La Plateforme des victimes du crédit immobilier (PAH) dénonce un système qui condamne des milliers de familles à la marginalité et à l’exclusion sociale. “Les banques ont pratiqué une gestion téméraire du risque”, affirme Rafael Mayoral, conseiller juridique de la PAH. 'Elles ont surévalué les logements, ce qui a donné au débiteur l’illusion que la valeur de son bien pourrait couvrir le prêt".

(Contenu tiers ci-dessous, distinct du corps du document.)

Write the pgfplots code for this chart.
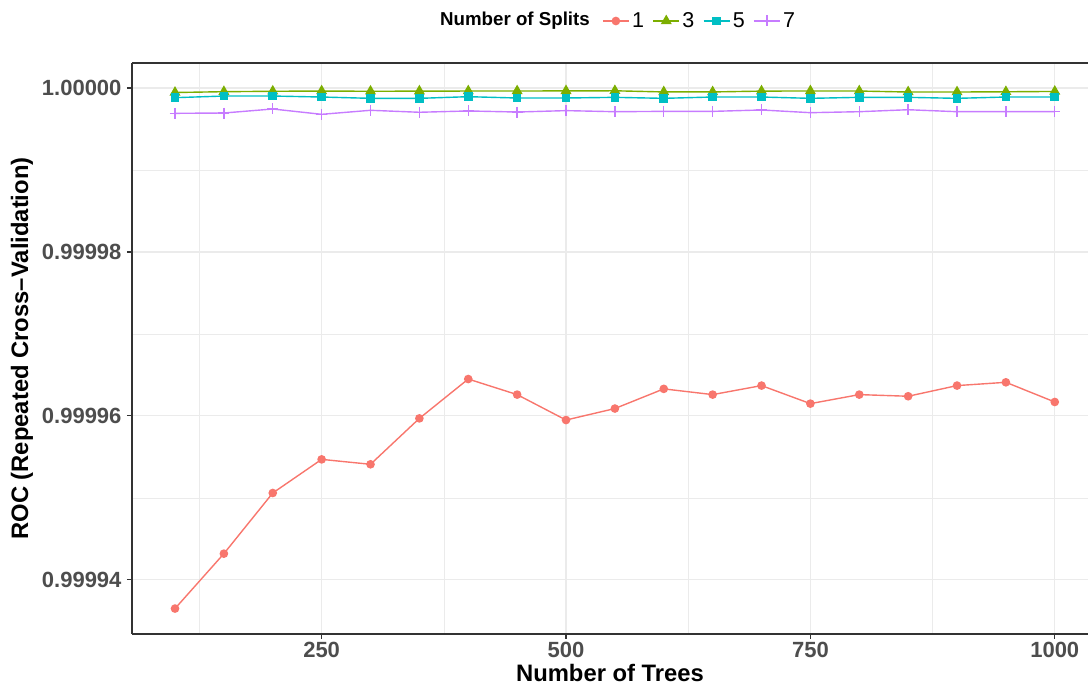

Quand on cesse de régler ses mensualités, le logement est vendu aux enchères en fonction de l’estimation qui figure sur le titre de propriété. Dans la plupart des cas, ces enchères n’attirent pas d’acheteur, car le prix ne peut pas descendre en-dessous de 70 % de la valeur du bien hypothéqué lors de la première adjudication, ni en-dessous de 60 % lorsque c’est la banque qui se l’adjuge.

L’organisme financier conserve alors le bien et c’est à lui qu’il incombe de garantir le remboursement du prêt immobilier. Bien souvent, la dette finale de l’emprunteur dépasse sa dette initiale, alors même qu’il n’est plus propriétaire du logement.

Des méthodes à la limite de l'escroquerie

"L’emprunteur et ses garants se voient indéfiniment exiger le remboursement, jusqu’à la fin de leurs jours. Cette solvabilité supposée du système financier espagnol s’appuie sur la servitude du débiteur face à l’organisme financier, car nous devons engager nos biens présent et futurs”, s'indigne Mayoral.